Copy the data that follows, character for character, minus the pictures.

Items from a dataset

________________

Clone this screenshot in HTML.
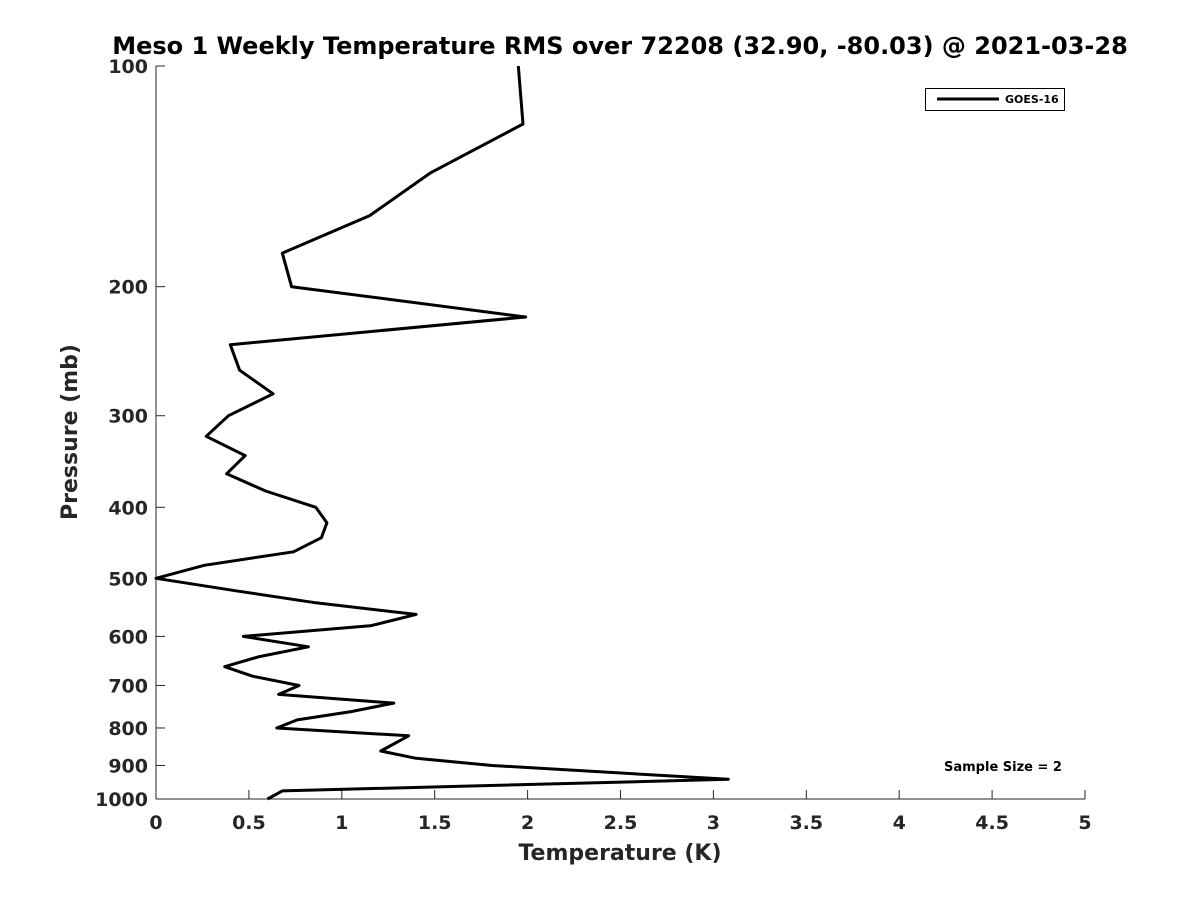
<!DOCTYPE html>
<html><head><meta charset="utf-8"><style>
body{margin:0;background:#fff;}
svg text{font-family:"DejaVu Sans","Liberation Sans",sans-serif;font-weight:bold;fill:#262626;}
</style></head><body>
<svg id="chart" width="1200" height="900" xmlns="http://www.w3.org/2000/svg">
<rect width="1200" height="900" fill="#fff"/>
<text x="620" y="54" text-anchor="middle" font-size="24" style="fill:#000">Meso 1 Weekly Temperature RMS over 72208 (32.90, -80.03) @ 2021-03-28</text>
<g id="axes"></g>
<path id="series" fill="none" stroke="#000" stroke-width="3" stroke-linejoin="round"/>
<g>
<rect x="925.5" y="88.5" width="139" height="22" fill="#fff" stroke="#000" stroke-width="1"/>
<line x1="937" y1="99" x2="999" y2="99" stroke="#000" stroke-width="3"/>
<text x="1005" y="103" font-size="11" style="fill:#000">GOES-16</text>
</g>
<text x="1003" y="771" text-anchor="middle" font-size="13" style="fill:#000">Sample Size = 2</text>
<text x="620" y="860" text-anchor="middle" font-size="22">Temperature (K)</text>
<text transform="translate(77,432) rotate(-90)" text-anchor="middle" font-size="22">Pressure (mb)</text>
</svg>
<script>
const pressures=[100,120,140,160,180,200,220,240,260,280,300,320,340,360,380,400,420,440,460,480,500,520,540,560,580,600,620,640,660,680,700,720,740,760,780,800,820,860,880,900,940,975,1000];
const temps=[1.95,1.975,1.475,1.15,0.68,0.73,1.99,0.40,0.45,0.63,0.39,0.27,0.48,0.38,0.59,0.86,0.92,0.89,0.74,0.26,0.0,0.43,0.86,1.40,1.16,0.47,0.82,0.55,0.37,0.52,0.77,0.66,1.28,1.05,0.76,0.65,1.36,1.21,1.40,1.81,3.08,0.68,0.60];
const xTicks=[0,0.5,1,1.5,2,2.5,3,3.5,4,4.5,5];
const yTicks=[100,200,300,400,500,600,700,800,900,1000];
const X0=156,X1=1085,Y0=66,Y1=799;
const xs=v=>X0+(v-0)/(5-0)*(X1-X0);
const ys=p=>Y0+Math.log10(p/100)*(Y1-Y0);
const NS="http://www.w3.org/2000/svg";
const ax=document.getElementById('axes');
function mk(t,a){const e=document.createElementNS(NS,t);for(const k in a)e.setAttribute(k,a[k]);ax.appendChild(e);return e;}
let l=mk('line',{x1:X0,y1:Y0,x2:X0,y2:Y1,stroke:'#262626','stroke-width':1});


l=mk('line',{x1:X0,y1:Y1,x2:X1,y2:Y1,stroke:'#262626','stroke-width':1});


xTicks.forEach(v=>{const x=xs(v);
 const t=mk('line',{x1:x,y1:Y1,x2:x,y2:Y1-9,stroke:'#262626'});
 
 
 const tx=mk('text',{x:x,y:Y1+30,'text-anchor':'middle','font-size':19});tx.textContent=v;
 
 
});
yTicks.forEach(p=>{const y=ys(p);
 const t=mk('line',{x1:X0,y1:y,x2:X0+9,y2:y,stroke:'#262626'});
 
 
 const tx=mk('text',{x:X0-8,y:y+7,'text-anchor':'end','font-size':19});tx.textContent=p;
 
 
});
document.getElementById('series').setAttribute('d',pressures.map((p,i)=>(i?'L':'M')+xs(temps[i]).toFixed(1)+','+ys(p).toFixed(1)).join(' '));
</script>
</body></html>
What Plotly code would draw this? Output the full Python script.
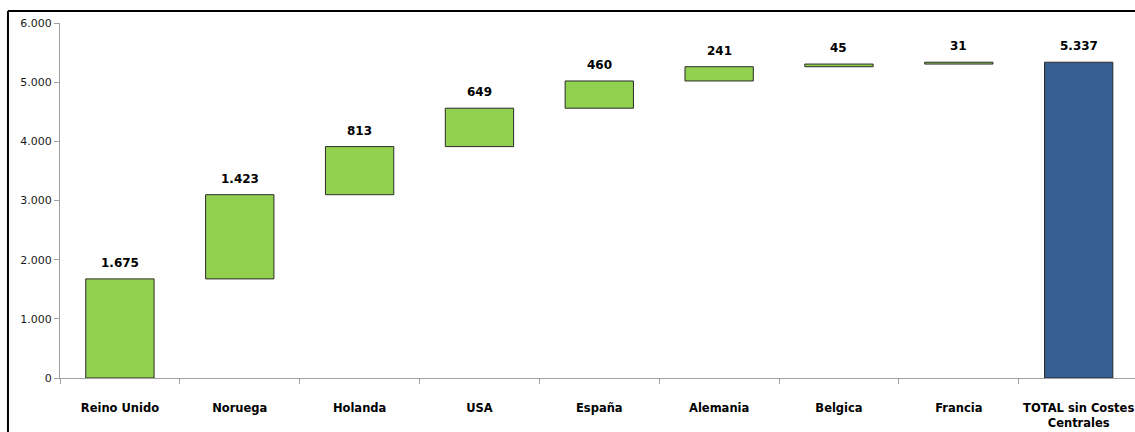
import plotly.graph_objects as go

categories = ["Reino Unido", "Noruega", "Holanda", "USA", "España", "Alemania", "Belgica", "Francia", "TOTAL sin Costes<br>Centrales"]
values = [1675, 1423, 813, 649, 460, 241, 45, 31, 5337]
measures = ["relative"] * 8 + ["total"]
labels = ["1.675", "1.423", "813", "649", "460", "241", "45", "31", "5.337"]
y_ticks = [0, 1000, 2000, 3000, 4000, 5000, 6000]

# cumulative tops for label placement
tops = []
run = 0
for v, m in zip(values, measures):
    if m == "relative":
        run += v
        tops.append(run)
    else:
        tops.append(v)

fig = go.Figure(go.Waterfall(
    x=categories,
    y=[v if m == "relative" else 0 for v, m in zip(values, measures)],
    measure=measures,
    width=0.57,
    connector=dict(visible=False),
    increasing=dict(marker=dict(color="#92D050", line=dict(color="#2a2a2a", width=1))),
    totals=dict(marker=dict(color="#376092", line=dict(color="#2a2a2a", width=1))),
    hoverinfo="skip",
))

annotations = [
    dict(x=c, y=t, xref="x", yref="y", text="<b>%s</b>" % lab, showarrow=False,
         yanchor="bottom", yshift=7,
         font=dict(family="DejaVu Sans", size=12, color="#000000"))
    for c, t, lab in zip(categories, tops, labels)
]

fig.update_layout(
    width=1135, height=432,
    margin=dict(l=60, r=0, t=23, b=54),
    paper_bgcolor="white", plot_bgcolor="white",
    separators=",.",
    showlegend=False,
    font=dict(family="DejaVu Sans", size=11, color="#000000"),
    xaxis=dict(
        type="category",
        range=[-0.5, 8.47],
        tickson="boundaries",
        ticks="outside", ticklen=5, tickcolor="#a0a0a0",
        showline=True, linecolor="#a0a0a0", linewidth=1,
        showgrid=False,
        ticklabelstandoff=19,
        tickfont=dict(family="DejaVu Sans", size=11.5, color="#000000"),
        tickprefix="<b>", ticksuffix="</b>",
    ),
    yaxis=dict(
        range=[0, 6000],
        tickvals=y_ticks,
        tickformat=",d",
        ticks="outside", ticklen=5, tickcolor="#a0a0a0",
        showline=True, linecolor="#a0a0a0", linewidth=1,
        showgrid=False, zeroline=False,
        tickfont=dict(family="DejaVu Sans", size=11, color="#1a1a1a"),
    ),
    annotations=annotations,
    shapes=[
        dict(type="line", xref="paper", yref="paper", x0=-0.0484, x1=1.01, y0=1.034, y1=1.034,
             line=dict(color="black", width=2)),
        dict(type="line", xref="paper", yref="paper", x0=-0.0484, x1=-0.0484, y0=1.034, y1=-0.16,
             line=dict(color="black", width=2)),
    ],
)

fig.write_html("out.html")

________________

(Reply to the exercise)
Clone this screenshot in HTML.
<!DOCTYPE html>
<html><head><meta charset="utf-8"><style>
body{margin:0;background:#fff;}
svg text{font-family:"DejaVu Sans","Liberation Sans",sans-serif;font-weight:bold;fill:#262626;}
</style></head><body>
<svg id="chart" width="1200" height="900" xmlns="http://www.w3.org/2000/svg">
<rect width="1200" height="900" fill="#fff"/>
<text x="620" y="54" text-anchor="middle" font-size="24" style="fill:#000">Meso 1 Weekly Temperature RMS over 72208 (32.90, -80.03) @ 2021-03-28</text>
<g id="axes"></g>
<path id="series" fill="none" stroke="#000" stroke-width="3" stroke-linejoin="round"/>
<g>
<rect x="925.5" y="88.5" width="139" height="22" fill="#fff" stroke="#000" stroke-width="1"/>
<line x1="937" y1="99" x2="999" y2="99" stroke="#000" stroke-width="3"/>
<text x="1005" y="103" font-size="11" style="fill:#000">GOES-16</text>
</g>
<text x="1003" y="771" text-anchor="middle" font-size="13" style="fill:#000">Sample Size = 2</text>
<text x="620" y="860" text-anchor="middle" font-size="22">Temperature (K)</text>
<text transform="translate(77,432) rotate(-90)" text-anchor="middle" font-size="22">Pressure (mb)</text>
</svg>
<script>
const pressures=[100,120,140,160,180,200,220,240,260,280,300,320,340,360,380,400,420,440,460,480,500,520,540,560,580,600,620,640,660,680,700,720,740,760,780,800,820,860,880,900,940,975,1000];
const temps=[1.95,1.975,1.475,1.15,0.68,0.73,1.99,0.40,0.45,0.63,0.39,0.27,0.48,0.38,0.59,0.86,0.92,0.89,0.74,0.26,0.0,0.43,0.86,1.40,1.16,0.47,0.82,0.55,0.37,0.52,0.77,0.66,1.28,1.05,0.76,0.65,1.36,1.21,1.40,1.81,3.08,0.68,0.60];
const xTicks=[0,0.5,1,1.5,2,2.5,3,3.5,4,4.5,5];
const yTicks=[100,200,300,400,500,600,700,800,900,1000];
const X0=156,X1=1085,Y0=66,Y1=799;
const xs=v=>X0+(v-0)/(5-0)*(X1-X0);
const ys=p=>Y0+Math.log10(p/100)*(Y1-Y0);
const NS="http://www.w3.org/2000/svg";
const ax=document.getElementById('axes');
function mk(t,a){const e=document.createElementNS(NS,t);for(const k in a)e.setAttribute(k,a[k]);ax.appendChild(e);return e;}
let l=mk('line',{x1:X0,y1:Y0,x2:X0,y2:Y1,stroke:'#262626','stroke-width':1});


l=mk('line',{x1:X0,y1:Y1,x2:X1,y2:Y1,stroke:'#262626','stroke-width':1});


xTicks.forEach(v=>{const x=xs(v);
 const t=mk('line',{x1:x,y1:Y1,x2:x,y2:Y1-9,stroke:'#262626'});
 
 
 const tx=mk('text',{x:x,y:Y1+30,'text-anchor':'middle','font-size':19});tx.textContent=v;
 
 
});
yTicks.forEach(p=>{const y=ys(p);
 const t=mk('line',{x1:X0,y1:y,x2:X0+9,y2:y,stroke:'#262626'});
 
 
 const tx=mk('text',{x:X0-8,y:y+7,'text-anchor':'end','font-size':19});tx.textContent=p;
 
 
});
document.getElementById('series').setAttribute('d',pressures.map((p,i)=>(i?'L':'M')+xs(temps[i]).toFixed(1)+','+ys(p).toFixed(1)).join(' '));
</script>
</body></html>
What Plotly code would draw this? Output the full Python script.
import plotly.graph_objects as go

categories = ["Reino Unido", "Noruega", "Holanda", "USA", "España", "Alemania", "Belgica", "Francia", "TOTAL sin Costes<br>Centrales"]
values = [1675, 1423, 813, 649, 460, 241, 45, 31, 5337]
measures = ["relative"] * 8 + ["total"]
labels = ["1.675", "1.423", "813", "649", "460", "241", "45", "31", "5.337"]
y_ticks = [0, 1000, 2000, 3000, 4000, 5000, 6000]

# cumulative tops for label placement
tops = []
run = 0
for v, m in zip(values, measures):
    if m == "relative":
        run += v
        tops.append(run)
    else:
        tops.append(v)

fig = go.Figure(go.Waterfall(
    x=categories,
    y=[v if m == "relative" else 0 for v, m in zip(values, measures)],
    measure=measures,
    width=0.57,
    connector=dict(visible=False),
    increasing=dict(marker=dict(color="#92D050", line=dict(color="#2a2a2a", width=1))),
    totals=dict(marker=dict(color="#376092", line=dict(color="#2a2a2a", width=1))),
    hoverinfo="skip",
))

annotations = [
    dict(x=c, y=t, xref="x", yref="y", text="<b>%s</b>" % lab, showarrow=False,
         yanchor="bottom", yshift=7,
         font=dict(family="DejaVu Sans", size=12, color="#000000"))
    for c, t, lab in zip(categories, tops, labels)
]

fig.update_layout(
    width=1135, height=432,
    margin=dict(l=60, r=0, t=23, b=54),
    paper_bgcolor="white", plot_bgcolor="white",
    separators=",.",
    showlegend=False,
    font=dict(family="DejaVu Sans", size=11, color="#000000"),
    xaxis=dict(
        type="category",
        range=[-0.5, 8.47],
        tickson="boundaries",
        ticks="outside", ticklen=5, tickcolor="#a0a0a0",
        showline=True, linecolor="#a0a0a0", linewidth=1,
        showgrid=False,
        ticklabelstandoff=19,
        tickfont=dict(family="DejaVu Sans", size=11.5, color="#000000"),
        tickprefix="<b>", ticksuffix="</b>",
    ),
    yaxis=dict(
        range=[0, 6000],
        tickvals=y_ticks,
        tickformat=",d",
        ticks="outside", ticklen=5, tickcolor="#a0a0a0",
        showline=True, linecolor="#a0a0a0", linewidth=1,
        showgrid=False, zeroline=False,
        tickfont=dict(family="DejaVu Sans", size=11, color="#1a1a1a"),
    ),
    annotations=annotations,
    shapes=[
        dict(type="line", xref="paper", yref="paper", x0=-0.0484, x1=1.01, y0=1.034, y1=1.034,
             line=dict(color="black", width=2)),
        dict(type="line", xref="paper", yref="paper", x0=-0.0484, x1=-0.0484, y0=1.034, y1=-0.16,
             line=dict(color="black", width=2)),
    ],
)

fig.write_html("out.html")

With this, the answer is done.